Monday, Feb. 07, 1955
"Hoch, Hoch, Hoch!"
As might be expected, the German bobsled team had everything worked out to a businesslike routine. At the starting bell, the driver had settled into place. The three other bobbers worked their sled back and forth along the ice to settle its runners into a groove. "Ein, swei, drei," they counted. Then the tail-end brakemen gave a great heave and grunted, "Auf geht's!" Pushing like mad, the bobbers galloped down the slick chute of the St. Moritz Bob-Bahn shouting, "Hoch, hoch, hoch!" Just before their sled hit the first curve they tumbled into their seats--off and running in the World Four-Man Bobsledding Championship.
A team of U.S. Air Force bobbers used a jivier rhythm: "O.K. now, no sweat, one! Let's do it easy, two! This is the big one! Three! Hit it!"
A brash British team, togged out in a wild assortment of jumpers and striped mufflers, did their best to act like casual beginners. "Now see here," said one bobber to another as they dashed down the chute, "do you jump in first, or do I?"
However they started, every one of the 21 teams from seven nations dropped down the same 1,750-yd. slide last week. They whisked through the same series of neck-snapping, bowl-banked curves, navigated the hairpin turn called Sunny Corner, swooped through the Horseshoe, rolled into "Shamrock" and "Devil's Dyke," slithered and bounced past the checkpoint called Tree, turned right to swing beneath a railway bridge and shot toward the finish line at better than 70 miles an hour. However their techniques varied, every team at St. Moritz had one thing more in common: they all rode sleds built by the defending bobsled champion, Switzerland's Fritz Feierabend, 47.
Older than international bobsledding itself, Feierabend sleds have been bobbing down the chutes for more than 50 years. First built by Fritz's father, Carl, a peppery little (110 Ib.) character who took his last bobsled ride ten years ago at the age of 68, the sleds are no more than a flexible framework of tubular steel mounted on two sets of strong steel runners.

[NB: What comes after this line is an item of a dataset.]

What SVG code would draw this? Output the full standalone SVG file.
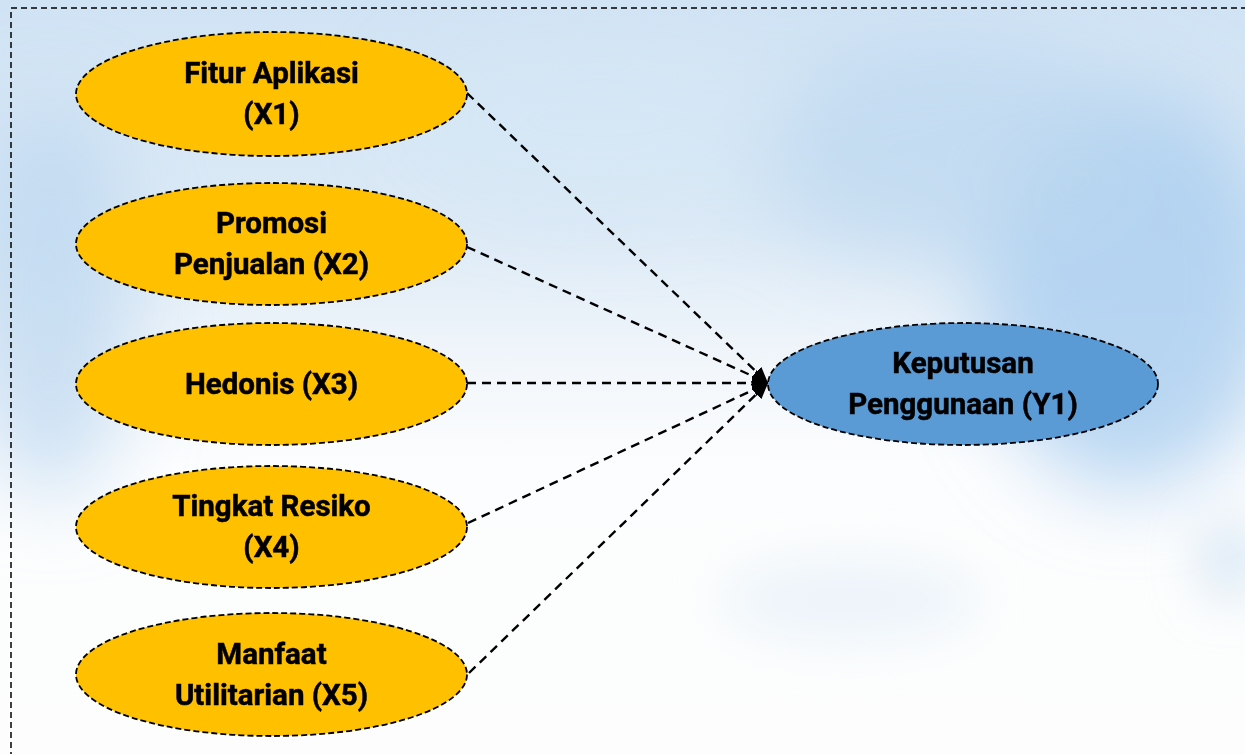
<svg xmlns="http://www.w3.org/2000/svg" width="1245" height="754" viewBox="0 0 1245 754">
<defs>
<style>
.node ellipse{stroke:#000;stroke-width:1.8;stroke-dasharray:6 3}
.x ellipse{fill:#FFC000}
.y ellipse{fill:#5B9BD5}
text{font-family:Roboto,"Open Sans","Liberation Sans",sans-serif;font-weight:bold;font-size:29.5px;fill:#000;text-anchor:middle;stroke:#000;stroke-width:0.5}
.conn line{stroke:#000;stroke-width:2.4;stroke-dasharray:9 6;fill:none}
</style>
<marker id="ah" viewBox="0 0 16 14" refX="16" refY="7" markerWidth="16" markerHeight="14" markerUnits="userSpaceOnUse" orient="auto">
<path d="M0,0 L16,7 L0,14 Z" fill="#000"/>
</marker>
<linearGradient id="bg" x1="0" y1="0" x2="0" y2="1">
<stop offset="0" stop-color="#d0e3f4"/>
<stop offset="0.3" stop-color="#dceaf6"/>
<stop offset="0.5" stop-color="#f3f7fb"/>
<stop offset="0.62" stop-color="#fcfdfe"/>
<stop offset="1" stop-color="#fdfdfd"/>
</linearGradient>
<filter id="blur" x="-50%" y="-50%" width="200%" height="200%"><feGaussianBlur stdDeviation="40"/></filter>
<filter id="blur2" x="-50%" y="-50%" width="200%" height="200%"><feGaussianBlur stdDeviation="25"/></filter>
</defs>
<rect width="1245" height="754" fill="url(#bg)"/>
<g filter="url(#blur)">
<ellipse cx="1130" cy="290" rx="150" ry="200" fill="#a9cdef" opacity="0.8"/>
<ellipse cx="950" cy="150" rx="200" ry="110" fill="#bcd7f0" opacity="0.7"/>
<ellipse cx="50" cy="300" rx="80" ry="200" fill="#b9d6ef" opacity="0.7"/>
<ellipse cx="600" cy="120" rx="200" ry="90" fill="#d6e7f5" opacity="0.6"/>
</g>
<g filter="url(#blur2)">
<ellipse cx="850" cy="600" rx="130" ry="40" fill="#e6f0f9" opacity="0.7"/>
<ellipse cx="1230" cy="560" rx="30" ry="40" fill="#cfe2f3" opacity="0.8"/>
</g>
<rect x="11" y="8" width="1300" height="800" fill="none" stroke="#000" stroke-width="1.5" stroke-dasharray="6 4"/>
<g class="conn">
<line x1="467" y1="93" x2="768" y2="383" marker-end="url(#ah)"/>
<line x1="467" y1="247" x2="768" y2="383" marker-end="url(#ah)"/>
<line x1="467" y1="383" x2="768" y2="383" marker-end="url(#ah)"/>
<line x1="468" y1="523" x2="768" y2="383" marker-end="url(#ah)"/>
<line x1="469" y1="673" x2="768" y2="383" marker-end="url(#ah)"/>
</g>
<g id="x1" class="node x">
<ellipse cx="271.5" cy="94" rx="195.5" ry="62"/>
<text x="271.5" y="83">Fitur Aplikasi</text>
<text x="271.5" y="124">(X1)</text>
</g>
<g id="x2" class="node x">
<ellipse cx="271.5" cy="244" rx="195.5" ry="61"/>
<text x="271.5" y="233">Promosi</text>
<text x="271.5" y="274">Penjualan (X2)</text>
</g>
<g id="x3" class="node x">
<ellipse cx="271.5" cy="384" rx="195.5" ry="61"/>
<text x="271.5" y="394">Hedonis (X3)</text>
</g>
<g id="x4" class="node x">
<ellipse cx="271.5" cy="527" rx="195.5" ry="61"/>
<text x="271.5" y="516">Tingkat Resiko</text>
<text x="271.5" y="557">(X4)</text>
</g>
<g id="x5" class="node x">
<ellipse cx="271.5" cy="674.5" rx="195.5" ry="61.5"/>
<text x="271.5" y="664">Manfaat</text>
<text x="271.5" y="705">Utilitarian (X5)</text>
</g>
<g id="y1" class="node y">
<ellipse cx="963" cy="384" rx="195" ry="61"/>
<text x="963" y="373">Keputusan</text>
<text x="963" y="414">Penggunaan (Y1)</text>
</g>
</svg>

Just about the only way they differ is in the steering apparatus. Most drivers prefer a wheel. Ham-handed Fritz Feierabend uses short ropes hooked directly to the steering runners. "With ropes I can feel the ice," he explains. "I get much more sensitivity than with a wheel."
What a rope driver gains in sensitivity, he sometimes loses in control. But Feierabend had no trouble keeping his sled on course; he bobbed his four final runs in a total time of five minutes, 10.55 seconds. U.S. Bobber Lloyd Johnson, 40, the 1953 champion, had less luck. Experimenting with rope guides earlier this month at Garmisch, he had been flipped on his head and suffered a broken collar bone. At St. Moritz, the broken bone held rigid in a splint, Johnson could not hold his sled on the chute. It climbed the wall of Sunny Corner, tossed him and his teammates out of the running.
The champion's real competition came from one of his countrymen. Whistling downhill at a splendid clip, Franz Kapus, 45, a Zurich flour-mill mechanic, was clocked in five minutes. 10.52 seconds. Fritz Feierabend had lost his title to a Feierabend sled by a fleeting three hundredths of a second.